Obama und Netanjahu halten sich zurück
In der nordkoreanischen Hauptstadt Pjöngjang hatten Kim Jong-un und seine Berater die amerikanischen und russischen Manöver in Syrien genau verfolgt, bevor sie über den am besten geeigneten Zeitpunkt für den Start ihrer dreistufigen Rakete vom Typ Unha-3 entschieden, mit der vom Raumfahrtzentrum Sohae aus der erste nordkoreanische Satellit Kwangmyŏngsŏng-3 in eine Erdumlaufbahn gebracht werden sollte. Die nordkoreanischen Raketenfachleute wurden dabei von einer Gruppe iranischer Raketen- und Raumfahrtexperten unterstützt, die sich seit Mitte November zu den Startvorbereitungen vor Ort befanden.

Die Gründe, die für die Startverschiebungen angegeben wurden – Schneestürme und technische Fehler –  waren nur vorgeschoben, um die Amerikaner und Japaner zu überrumpeln. Als der junge nordkoreanische Führer dann den Eindruck hatte, US-Präsident Barack Obama sei derzeit nicht in der Lage, seine früher geäußerten Drohungen »ernster Konsequenzen« wahrzumachen, befahl er den Start der Unha-3.

Dieser Start erfolgte nur eine Woche nach dem Eintreffen der Iskander-Raketen in Syrien. Aber obwohl Präsident Obama sich nun gleich zwei massiven Bedrohungsszenarien durch Raketen gegenübersah, an denen beide Male der Iran beteiligt war, und seine Nahmittelost-Politik vor seinen Augen in sich zusammenbrach, verzichtete er darauf, in die Offensive zu gehen.

In Jerusalem schloss sich der israelische Ministerpräsident Benjamin Netanjahu dem Vorgehen Obamas an und verzichtete trotz der dadurch erhöhten strategischen Bedrohung auf harsche Reaktionen auf die Stationierung moderner russischer Iskander-Raketen an der Nordgrenze Israels.

Iran will Washington bei Atomgesprächen auflaufen lassen
Der japanische Ministerpräsident Yoshihiko Noda bekräftigte am Freitag, dem 7.12., seine Entschlossenheit, jede nordkoreanische Rakete über Japan oder auf Japan herabfallende Trümmer dieser Rakete abzufangen, und erteilte den Streitkräften entsprechende Weisungen.

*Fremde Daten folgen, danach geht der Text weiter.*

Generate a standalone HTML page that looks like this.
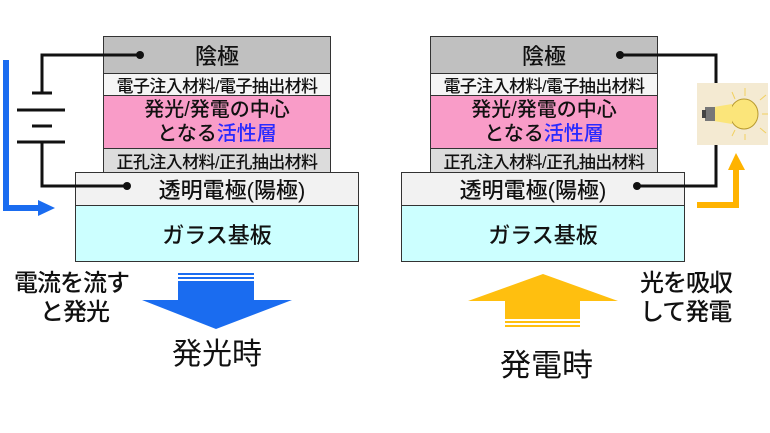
<!DOCTYPE html>
<html><head><meta charset="utf-8"><style>
body{margin:0;width:770px;height:433px;background:#fff;overflow:hidden;position:relative;font-family:"Liberation Sans","Noto Sans CJK JP",sans-serif;}
.b{position:absolute;box-sizing:border-box;border:1.5px solid #333;display:flex;align-items:center;justify-content:center;color:#111;white-space:nowrap;font-weight:500;}
.t{position:absolute;color:#111;white-space:nowrap;font-weight:500;}
</style></head><body>
<div class="b" style="left:103px;top:36px;width:228px;height:38px;background:#c0c0c0;font-size:22px;">陰極</div>
<div class="b" style="left:103px;top:73px;width:228px;height:23px;background:#f5f5f5;font-size:17px;letter-spacing:-0.6px;">電子注入材料/電子抽出材料</div>
<div class="b" style="left:103px;top:95px;width:228px;height:54px;background:#f99cc8;font-size:20px;line-height:24px;flex-direction:column;"><div>発光/発電の中心</div><div>となる<span style="color:#2a2aff">活性層</span></div></div>
<div class="b" style="left:103px;top:148px;width:228px;height:25px;background:#dcdcdc;font-size:17px;letter-spacing:-0.6px;">正孔注入材料/正孔抽出材料</div>
<div class="b" style="left:75px;top:172px;width:284px;height:34px;background:#f2f2f2;font-size:22px;padding-left:30px;">透明電極(陽極)</div>
<div class="b" style="left:75px;top:205px;width:284px;height:57px;background:#ccffff;font-size:22px;">ガラス基板</div>
<div class="b" style="left:430px;top:36px;width:228px;height:38px;background:#c0c0c0;font-size:22px;">陰極</div>
<div class="b" style="left:430px;top:73px;width:228px;height:23px;background:#f5f5f5;font-size:17px;letter-spacing:-0.6px;">電子注入材料/電子抽出材料</div>
<div class="b" style="left:430px;top:95px;width:228px;height:54px;background:#f99cc8;font-size:20px;line-height:24px;flex-direction:column;"><div>発光/発電の中心</div><div>となる<span style="color:#2a2aff">活性層</span></div></div>
<div class="b" style="left:430px;top:148px;width:228px;height:25px;background:#dcdcdc;font-size:17px;letter-spacing:-0.6px;">正孔注入材料/正孔抽出材料</div>
<div class="b" style="left:401px;top:172px;width:284px;height:34px;background:#f2f2f2;font-size:22px;padding-right:20px;">透明電極(陽極)</div>
<div class="b" style="left:401px;top:205px;width:284px;height:57px;background:#ccffff;font-size:22px;">ガラス基板</div>

<svg width="770" height="433" style="position:absolute;left:0;top:0" xmlns="http://www.w3.org/2000/svg">
<g stroke="#111" stroke-width="3" fill="none">
<polyline points="140,55 42,55 42,93"/>
<polyline points="42,142 42,186 127,186"/>
<line x1="32" y1="93" x2="52" y2="93"/>
<line x1="17" y1="110" x2="65" y2="110"/>
<line x1="32" y1="126" x2="52" y2="126"/>
<line x1="17" y1="142" x2="65" y2="142"/>
<polyline points="620,55 716,55 716,186 637,186"/>
</g>
<g fill="#111"><circle cx="140" cy="55" r="4"/><circle cx="127" cy="186" r="4"/><circle cx="620" cy="55" r="4"/><circle cx="637" cy="186" r="4"/></g>
<polyline points="6,60 6,208 40,208" stroke="#1a6cf0" stroke-width="6" fill="none"/>
<polygon points="38,200 55,208 38,216" fill="#1a6cf0"/>
<rect x="697" y="83" width="71" height="62" fill="#f4ead2"/>
<g stroke="#f2d060" stroke-width="1">
<line x1="745" y1="88" x2="745" y2="96"/><line x1="760" y1="100" x2="766" y2="95"/><line x1="762" y1="114" x2="768" y2="114"/><line x1="760" y1="128" x2="766" y2="133"/><line x1="745" y1="140" x2="745" y2="134"/><line x1="732" y1="92" x2="735" y2="99"/><line x1="732" y1="136" x2="735" y2="130"/>
</g>
<ellipse cx="744" cy="114" rx="14" ry="15" fill="#fbe57a" stroke="#b89a30"/>
<polygon points="714,107 732,104 732,124 714,121" fill="#fbe57a"/>
<rect x="705" y="107" width="10" height="14" fill="#777"/>
<rect x="702" y="110" width="4" height="8" fill="#444"/>
<polyline points="697,205 736,205 736,168" stroke="#ffb300" stroke-width="6" fill="none"/>
<polygon points="728,170 736,153 745,170" fill="#ffb300"/>
<rect x="178" y="273" width="76" height="2" fill="#1a6cf0"/>
<rect x="178" y="277" width="76" height="2" fill="#1a6cf0"/>
<polygon points="178,281 254,281 254,300 292,300 216,329 142,300 178,300" fill="#1a6cf0"/>
<polygon points="543,274 618,301 580,301 580,319 505,319 505,301 468,301" fill="#ffbf0f"/>
<rect x="505" y="321" width="75" height="2" fill="#ffbf0f"/>
<rect x="505" y="325" width="75" height="2" fill="#ffbf0f"/>
</svg>

<div class="t" style="left:14px;top:269px;font-size:24px;line-height:29px;letter-spacing:-1px;">電流を流す</div>
<div class="t" style="left:40px;top:298px;font-size:24px;line-height:29px;letter-spacing:-1px;">と発光</div>
<div class="t" style="left:172px;top:336px;font-size:30px;line-height:38px;font-weight:normal;">発光時</div>
<div class="t" style="left:640px;top:269px;font-size:24px;line-height:29px;letter-spacing:-1px;">光を吸収</div>
<div class="t" style="left:640px;top:298px;font-size:24px;line-height:29px;letter-spacing:-1px;">して発電</div>
<div class="t" style="left:500px;top:346px;font-size:31px;line-height:40px;font-weight:normal;">発電時</div>
</body></html>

Berichten zufolge diente diese Stellungnahme aber eher dazu, sich vor einem direkten Eingreifen zu drücken, da keine unmittelbare Gefahr bestand, dass die Rakete aus Nordkorea oder deren Trümmerteile auf Japan herabfallen würden. Aber Tatsache bleibt, dass Kim Jong-uns Rakete japanisches Territorium und die großen amerikanischen Marinestützpunkte auf Okinawa überflog und keinerlei Versuch unternommen wurde, die Rakete abzufangen.

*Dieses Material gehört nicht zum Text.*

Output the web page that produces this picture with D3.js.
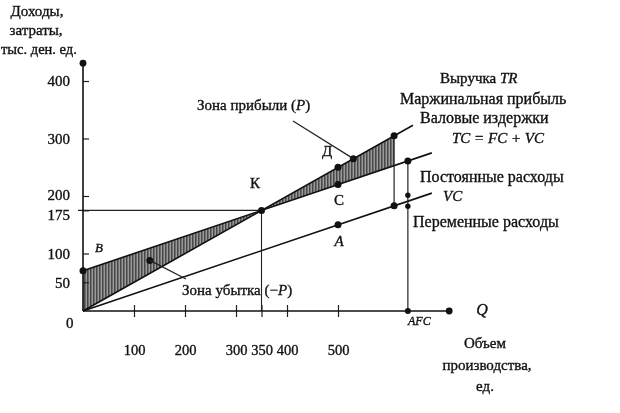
<!DOCTYPE html>
<html>
<head>
<meta charset="utf-8">
<script src="https://cdn.jsdelivr.net/npm/d3@7/dist/d3.min.js"></script>
<style>
  html, body { margin: 0; padding: 0; background: #fff; }
  svg { display: block; filter: blur(0.7px); }
  text { font-family: "Liberation Serif", "DejaVu Serif", serif; fill: #111; stroke: #111; stroke-width: 0.35px; }
</style>
</head>
<body>
<svg id="chart" width="620" height="413"></svg>
<script>
// ---- data ----
const xTicks = [100, 200, 300, 350, 400, 500];
const yTicks = [50, 100, 175, 200, 300, 400];
// straight lines given by their two end points [Q, value]
const trLine = [[0, 0], [647, 323]];      // Выручка TR
const tcLine = [[0, 70], [684, 275]];     // Валовые издержки TC = FC + VC
const vcLine = [[0, 0], [684, 205]];      // VC
// shaded zones: [Q, upper, lower]
const lossZone = [[0, 70, 0], [350, 175, 175]];
const profitZone = [[350, 175, 175], [610, 305, 253]];
// marked points
const points = [
  { name: "K", q: 350, v: 175 },
  { name: "B", q: 0, v: 70 },
  { name: "A", q: 500, v: 150 },
  { name: "C", q: 500, v: 220 },
  { name: "Д", q: 500, v: 250 },
  { name: "pz", q: 530, v: 265 },
  { name: "lz", q: 131, v: 88 }
];
const marginQ = 610, marginVC = 183, marginTR = 305;   // Маржинальная прибыль
const afcQ = 637, afcTC = 261, afcVC = 191;            // AFC line
const xMax = 718, yMax = 431;

// ---- scales ----
const x = d3.scaleLinear().domain([0, 700]).range([83, 83 + 700 * 0.51]);
const y = d3.scaleLinear().domain([0, 400]).range([311, 81]);

const svg = d3.select("#chart");

// hatch pattern
const defs = svg.append("defs");
const pat = defs.append("pattern").attr("id", "hatch").attr("patternUnits", "userSpaceOnUse")
  .attr("width", 3).attr("height", 6);
pat.append("rect").attr("width", 3).attr("height", 6).attr("fill", "#9a9a9a");
pat.append("line").attr("x1", 0.8).attr("x2", 0.8).attr("y1", 0).attr("y2", 6)
  .attr("stroke", "#3a3a3a").attr("stroke-width", 1.3);

const area = d3.area().x(d => x(d[0])).y0(d => y(d[2])).y1(d => y(d[1]));
svg.append("path").datum(lossZone).attr("d", area).attr("fill", "url(#hatch)");
svg.append("path").datum(profitZone).attr("d", area).attr("fill", "url(#hatch)");

const line = d3.line().x(d => x(d[0])).y(d => y(d[1]));
[trLine, tcLine, vcLine].forEach(l => {
  svg.append("path").datum(l).attr("d", line).attr("fill", "none")
    .attr("stroke", "#111").attr("stroke-width", 1.6);
});

// guide lines at K
svg.append("line").attr("x1", x(0) - 5).attr("x2", x(350)).attr("y1", y(175)).attr("y2", y(175))
  .attr("stroke", "#222").attr("stroke-width", 1.1);
svg.append("line").attr("x1", x(350)).attr("x2", x(350)).attr("y1", y(175)).attr("y2", y(0))
  .attr("stroke", "#222").attr("stroke-width", 1.1);

// marginal profit vertical
svg.append("line").attr("x1", x(marginQ)).attr("x2", x(marginQ)).attr("y1", y(marginTR)).attr("y2", y(marginVC))
  .attr("stroke", "#222").attr("stroke-width", 1.2);
// AFC vertical
svg.append("line").attr("x1", x(afcQ)).attr("x2", x(afcQ)).attr("y1", y(afcTC)).attr("y2", y(0))
  .attr("stroke", "#222").attr("stroke-width", 1.2);

// axes
const xAxis = svg.append("g").attr("transform", `translate(0,${y(0)})`)
  .call(d3.axisBottom(x).tickValues(xTicks).tickSize(6).tickPadding(28).tickSizeOuter(0));
xAxis.select(".domain").remove();
xAxis.selectAll(".tick line").attr("y1", -6).attr("stroke", "#222").attr("stroke-width", 1.2);
xAxis.selectAll(".tick text").attr("font-size", 14.5).attr("font-family", "Liberation Serif").attr("fill", "#111");

const yAxis = svg.append("g").attr("transform", `translate(${x(0)},0)`)
  .call(d3.axisLeft(y).tickValues(yTicks).tickSize(5).tickPadding(8).tickSizeOuter(0));
yAxis.select(".domain").remove();
yAxis.selectAll(".tick line").attr("x2", 6).attr("stroke", "#222").attr("stroke-width", 1.2);
yAxis.selectAll(".tick text").attr("font-size", 15).attr("font-family", "Liberation Serif").attr("fill", "#111")
  .attr("dy", d => d === 175 ? "0.6em" : d === 200 ? "0.2em" : "0.32em");

svg.append("line").attr("x1", x(0)).attr("x2", x(xMax)).attr("y1", y(0)).attr("y2", y(0))
  .attr("stroke", "#111").attr("stroke-width", 1.6);
svg.append("line").attr("x1", x(0)).attr("x2", x(0)).attr("y1", y(0)).attr("y2", y(yMax))
  .attr("stroke", "#111").attr("stroke-width", 1.6);
svg.append("circle").attr("cx", x(xMax)).attr("cy", y(0)).attr("r", 3.4).attr("fill", "#111");
svg.append("circle").attr("cx", x(0)).attr("cy", y(yMax)).attr("r", 3.4).attr("fill", "#111");
svg.append("circle").attr("cx", x(afcQ)).attr("cy", y(0)).attr("r", 3).attr("fill", "#111");

// points
const dots = [
  ...points.map(p => [p.q, p.v]),
  [marginQ, marginTR], [marginQ, marginVC], [afcQ, afcTC]
];
svg.selectAll("circle.pt").data(dots).join("circle").attr("class", "pt")
  .attr("cx", d => x(d[0])).attr("cy", d => y(d[1])).attr("r", 3.5).attr("fill", "#111");
// arrow tips at AFC line around VC
svg.append("circle").attr("cx", x(afcQ)).attr("cy", y(afcVC) - 6).attr("r", 2.7).attr("fill", "#111");
svg.append("circle").attr("cx", x(afcQ)).attr("cy", y(afcVC) + 5).attr("r", 2.7).attr("fill", "#111");

// leader lines
const pz = points.find(p => p.name === "pz");
const lz = points.find(p => p.name === "lz");
svg.append("line").attr("x1", 293).attr("y1", 121).attr("x2", x(pz.q)).attr("y2", y(pz.v))
  .attr("stroke", "#222").attr("stroke-width", 1.2);
svg.append("line").attr("x1", x(lz.q)).attr("y1", y(lz.v)).attr("x2", 186).attr("y2", 279)
  .attr("stroke", "#222").attr("stroke-width", 1.2);

// texts
function txt(s, xx, yy, opts = {}) {
  const t = svg.append("text").attr("x", xx).attr("y", yy)
    .attr("font-size", opts.size || 15)
    .attr("text-anchor", opts.anchor || "start")
    .attr("dominant-baseline", "middle");
  if (opts.italic) t.attr("font-style", "italic");
  if (Array.isArray(s)) {
    s.forEach(part => {
      const sp = t.append("tspan").text(part.t);
      if (part.i) sp.attr("font-style", "italic");
    });
  } else t.text(s);
  return t;
}
txt("Доходы,", 37, 13, { anchor: "middle" });
txt("затраты,", 36, 32, { anchor: "middle" });
txt("тыс. ден. ед.", 1, 51, { size: 14.5 });
txt("0", 66, 325);

txt([{ t: "Выручка " }, { t: "TR", i: true }], 440, 80);
txt("Маржинальная прибыль", 400, 100, { size: 16 });
txt("Валовые издержки", 420, 119, { size: 16 });
txt("TC = FC + VC", 452, 140, { italic: true });
txt("Постоянные расходы", 420, 178, { size: 16 });
txt("VC", 443, 198, { italic: true });
txt("Переменные расходы", 413, 223, { size: 16 });
txt("AFC", 408, 322, { italic: true, size: 12 });
txt("Q", 482, 311, { italic: true, size: 16, anchor: "middle" });
txt("Объем", 485, 345, { anchor: "middle" });
txt("производства,", 487, 367, { anchor: "middle" });
txt("ед.", 485, 388, { anchor: "middle" });

txt([{ t: "Зона прибыли (" }, { t: "P", i: true }, { t: ")" }], 197, 107);
txt([{ t: "Зона убытка (−" }, { t: "P", i: true }, { t: ")" }], 182, 292);

txt("К", 255, 185, { anchor: "middle" });
txt("Д", 327, 153, { anchor: "middle" });
txt("C", 339, 202, { anchor: "middle" });
txt("A", 339, 243, { anchor: "middle", italic: true });
txt("B", 99, 249, { anchor: "middle", italic: true, size: 13 });
</script>
</body>
</html>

Da die Regierung Obama in Bezug auf alle diese Krisenfronten offenbar auf »Stillstand« geschaltet hatte, vermied die amerikanische Außenministerin Hillary Clinton verständlicherweise, an dem Treffen der »Freunde Syriens« am vergangenen Mittwoch im marokkanischen Marrakesch teilzunehmen. Ihr war klar, dass Washington den Rebellen in Marrakesch kaum mehr als die Entschlossenheit Obamas anbieten konnte, die Exil-Dachorganisation der »Nationalen Koalition der syrischen Revolutions- und Oppositionskräfte« als »legitime Vertretung des syrischen Volkes« anzuerkennen. Die gegen Assad kämpfenden Gruppen wissen, dass diese Worte Baschar al-Assad relativ unberührt lassen werden – insbesondere nachdem er über die tödlichen Iskander-Marschflugkörper verfügt, die das strategische Gleichgewicht der Kräfte zu seinen Gunsten und zu ihren Ungunsten verschoben haben.

Obamas Mangel an Bereitschaft, in dieser sich schnell verändernden Situation das Steuer fest in die Hand zu nehmen, wird vom Iran als Zeichen der Schwäche aufgefasst werden und dürfte sich auf die Atomgespräche, die seit dem 1. Dezember an einem geheimen Ort am Genfer See geführt werden, verheerend auswirken.

In der kommenden Woche werden die Iraner zur nächsten Gesprächsrunde eintreffen, wobei sie das amerikanische Versagen, auf die Stationierung der russischen Iskander-Raketen durch Assad und auf den nordkoreanischen Start einer ballistischen Langstreckenrakete nicht angemessen reagiert zu haben, in eine zuversichtliche Stimmung versetzen dürfte. Teheran ist sicher, dass sich diese beiden »Trümpfe« zu seinen Gunsten auswirken werden.